Mayor Terry unveils $514 million fiscal‑year 2025 budget focused on pay, housing and infrastructure
Loading...
Summary
Mayor Terry presented a $514 million proposed budget that increases employee pay, boosts affordable‑housing and neighborhood revitalization funding, adds road and parks maintenance dollars and advances investments in public safety while flagging sewer consent‑decree costs and options to phase in a CCD rate. Key program details and revenue assumptions were provided by departmental leads.
Mayor Terry on Wednesday presented the City of Evansville’s proposed fiscal‑year 2025 budget, a $514,000,000 plan she said “prioritizes people and place” by directing new resources to employee compensation, neighborhood revitalization, affordable housing and infrastructure.
“This budget, totaling $514,000,000, reflects our collective commitment to public safety, neighborhood revitalization, economic development, youth recreation, and delivering high quality services for our residents,” Mayor Terry said during the hearing. She highlighted that the general fund held nearly $54,000,000 in cash investments as of June 24 and that all funds totaled about $463,800,000.
The mayor asked the council to approve a 3% across‑the‑board raise for non‑bargaining city employees and recommended a 7% increase for officers in the police and fire departments.
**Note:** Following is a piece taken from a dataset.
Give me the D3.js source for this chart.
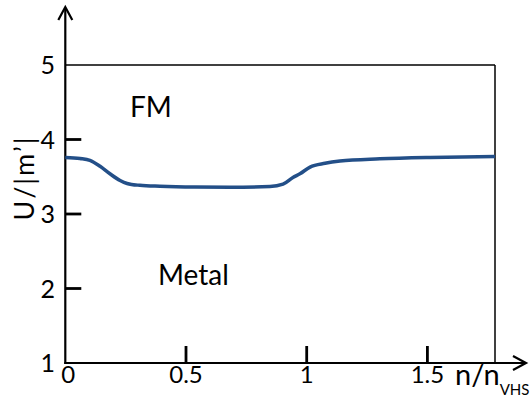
<!DOCTYPE html>
<html>
<head>
<meta charset="utf-8">
<script src="https://cdn.jsdelivr.net/npm/d3@7"></script>
<style>
  body { margin: 0; background: #fff; }
  text { font-family: Lato, "Open Sans", sans-serif; fill: #000; }
</style>
</head>
<body>
<div id="container"></div>
<script>
/* CONSTANTS AND GLOBALS */
const width = 532;
const height = 397;

/* DATA */
// n/n_VHS values along the boundary
const nValues = [0, 0.061, 0.102, 0.144, 0.185, 0.227, 0.256, 0.309, 0.392, 0.537, 0.682, 0.848, 0.902, 0.943, 0.972, 1.014, 1.076, 1.138, 1.303, 1.511, 1.78];
// critical U/|m'| on the boundary
const uValues = [3.76, 3.745, 3.72, 3.64, 3.54, 3.45, 3.41, 3.385, 3.372, 3.362, 3.36, 3.368, 3.40, 3.49, 3.54, 3.63, 3.68, 3.71, 3.74, 3.76, 3.773];
const xTicks = [0.5, 1, 1.5];
const xTickLabels = ["0", "0.5", "1", "1.5"];
const yTicks = [2, 3, 4];
const yTickLabels = ["1", "2", "3", "4", "5"];
const regionLabels = [
  {text: "FM", n: 0.268, u: 4.30},
  {text: "Metal", n: 0.384, u: 2.05}
];

const data = nValues.map((n, i) => ({n: n, u: uValues[i]}));

/* SCALES */
const xScale = d3.scaleLinear()
  .domain([0, 1.78])
  .range([65.3, 495]);

const yScale = d3.scaleLinear()
  .domain([1, 5])
  .range([363, 65]);

/* SVG */
const svg = d3.select("#container")
  .append("svg")
  .attr("width", width)
  .attr("height", height);

// frame top / right
svg.append("line")
  .attr("x1", xScale(0)).attr("x2", xScale(1.78))
  .attr("y1", yScale(5)).attr("y2", yScale(5))
  .attr("stroke", "#000").attr("stroke-width", 1.3);
svg.append("line")
  .attr("x1", xScale(1.78)).attr("x2", xScale(1.78))
  .attr("y1", yScale(5)).attr("y2", yScale(1))
  .attr("stroke", "#000").attr("stroke-width", 1.5);

// y axis with arrow
svg.append("line")
  .attr("x1", xScale(0)).attr("x2", xScale(0))
  .attr("y1", yScale(1) + 1).attr("y2", 8)
  .attr("stroke", "#000").attr("stroke-width", 2.2);
svg.append("path")
  .attr("d", `M${xScale(0) - 7},20 L${xScale(0)},7 L${xScale(0) + 7},20`)
  .attr("fill", "none").attr("stroke", "#000").attr("stroke-width", 2.2);

// x axis with arrow
svg.append("line")
  .attr("x1", xScale(0) - 1).attr("x2", 525)
  .attr("y1", yScale(1)).attr("y2", yScale(1))
  .attr("stroke", "#000").attr("stroke-width", 2.2);
svg.append("path")
  .attr("d", `M513,${yScale(1) - 7} L526,${yScale(1)} L513,${yScale(1) + 7}`)
  .attr("fill", "none").attr("stroke", "#000").attr("stroke-width", 2.2);

// ticks
svg.selectAll(".ytick")
  .data(yTicks)
  .join("line")
  .attr("class", "ytick")
  .attr("x1", xScale(0)).attr("x2", xScale(0) + 16)
  .attr("y1", d => yScale(d)).attr("y2", d => yScale(d))
  .attr("stroke", "#000").attr("stroke-width", 2.8);

svg.selectAll(".xtick")
  .data(xTicks)
  .join("line")
  .attr("class", "xtick")
  .attr("x1", d => xScale(d)).attr("x2", d => xScale(d))
  .attr("y1", yScale(1)).attr("y2", yScale(1) - 17)
  .attr("stroke", "#000").attr("stroke-width", 2.8);

// tick labels
svg.selectAll(".ylab")
  .data(yTickLabels)
  .join("text")
  .attr("class", "ylab")
  .attr("x", 55)
  .attr("y", d => yScale(+d))
  .attr("dy", "0.36em")
  .attr("text-anchor", "end")
  .style("font-size", "25px")
  .text(d => d);

svg.selectAll(".xlab")
  .data(xTickLabels)
  .join("text")
  .attr("class", "xlab")
  .attr("x", (d, i) => i === 0 ? xScale(0) + 3 : xScale(+d))
  .attr("y", yScale(1) + 20)
  .attr("text-anchor", "middle")
  .style("font-size", "24px")
  .text(d => d);

// axis titles
const xTitle = svg.append("text")
  .attr("x", 455)
  .attr("y", 385)
  .style("font-size", "29px");
xTitle.append("tspan").text("n/n");
xTitle.append("tspan").attr("dy", 10).style("font-size", "15px").text("VHS");

svg.append("text")
  .attr("transform", "translate(34,178) rotate(-90)")
  .attr("text-anchor", "middle")
  .style("font-size", "27px")
  .style("letter-spacing", "2px")
  .text("U/|m\u2019|");

// region labels
svg.selectAll(".region")
  .data(regionLabels)
  .join("text")
  .attr("class", "region")
  .attr("x", d => xScale(d.n))
  .attr("y", d => yScale(d.u))
  .style("font-size", "28px")
  .text(d => d.text);

// boundary curve
const line = d3.line()
  .x(d => xScale(d.n))
  .y(d => yScale(d.u))
  .curve(d3.curveMonotoneX);

svg.append("path")
  .datum(data)
  .attr("d", line)
  .attr("fill", "none")
  .attr("stroke", "#234f88")
  .attr("stroke-width", 3.5);
</script>
</body>
</html>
She said the increases respond both to state labor‑law changes and to long‑running concerns about pay: “City employees… have not received a meaningful raise since 2013,” she said.
Affordable housing, blight remediation and resident supports are central to the package. The administration proposes raising the Affordable Housing Trust Fund to $1,000,000 and expanding homeowner repair assistance; after the mayor increased forgivable loan caps from $10,000 to $25,000 this year, the department paused applications when demand overwhelmed capacity. The water utility’s enhanced bill relief program—raised from $10 to $30 per month—and an optional leak‑repair grant of up to $1,000 per household were cited as direct aid to residents; staff reported more than 2,200 signups for the relief program and roughly 100 enrollments in the leak‑repair option.
On infrastructure, the mayor proposed adding more than $2,500,000 to the roads budget for paving and maintenance and said the budget includes new CIP funding for parks repairs and park lighting. The administration also plans to ask the redevelopment commission to review underperforming TIF parcels and is exploring a cumulative capital development (CCD) rate; the mayor’s presentation estimated a CCD levy at the statutory maximum could generate roughly $2,600,000 annually.
City Controller Robert and department directors provided the technical detail behind those headlines. Controller Robert told the council the administration is using conservative revenue assumptions from state assessment estimates (an 8% assessed‑value increase was cited) and is budgeting for a property‑tax cap (the so‑called circuit breaker) that will reduce gross property tax receipts by an estimated $22,600,000 this year.
Councilors and department heads probed many line items over the course of the hearing—from parks and pool maintenance to methane‑ and traffic‑signal replacements—and were advised that some federal funds (CDBG/ESG/HOME) will be removed from the main draft because they follow a separate federal approval process. The controller said the document presented was a draft that will be revised and reissued before council action.
The council recessed with plans to reconvene for joint department budget reviews with Vanderburgh County. The administration asked councilors to collect questions for a consolidated response after the controller’s update is posted.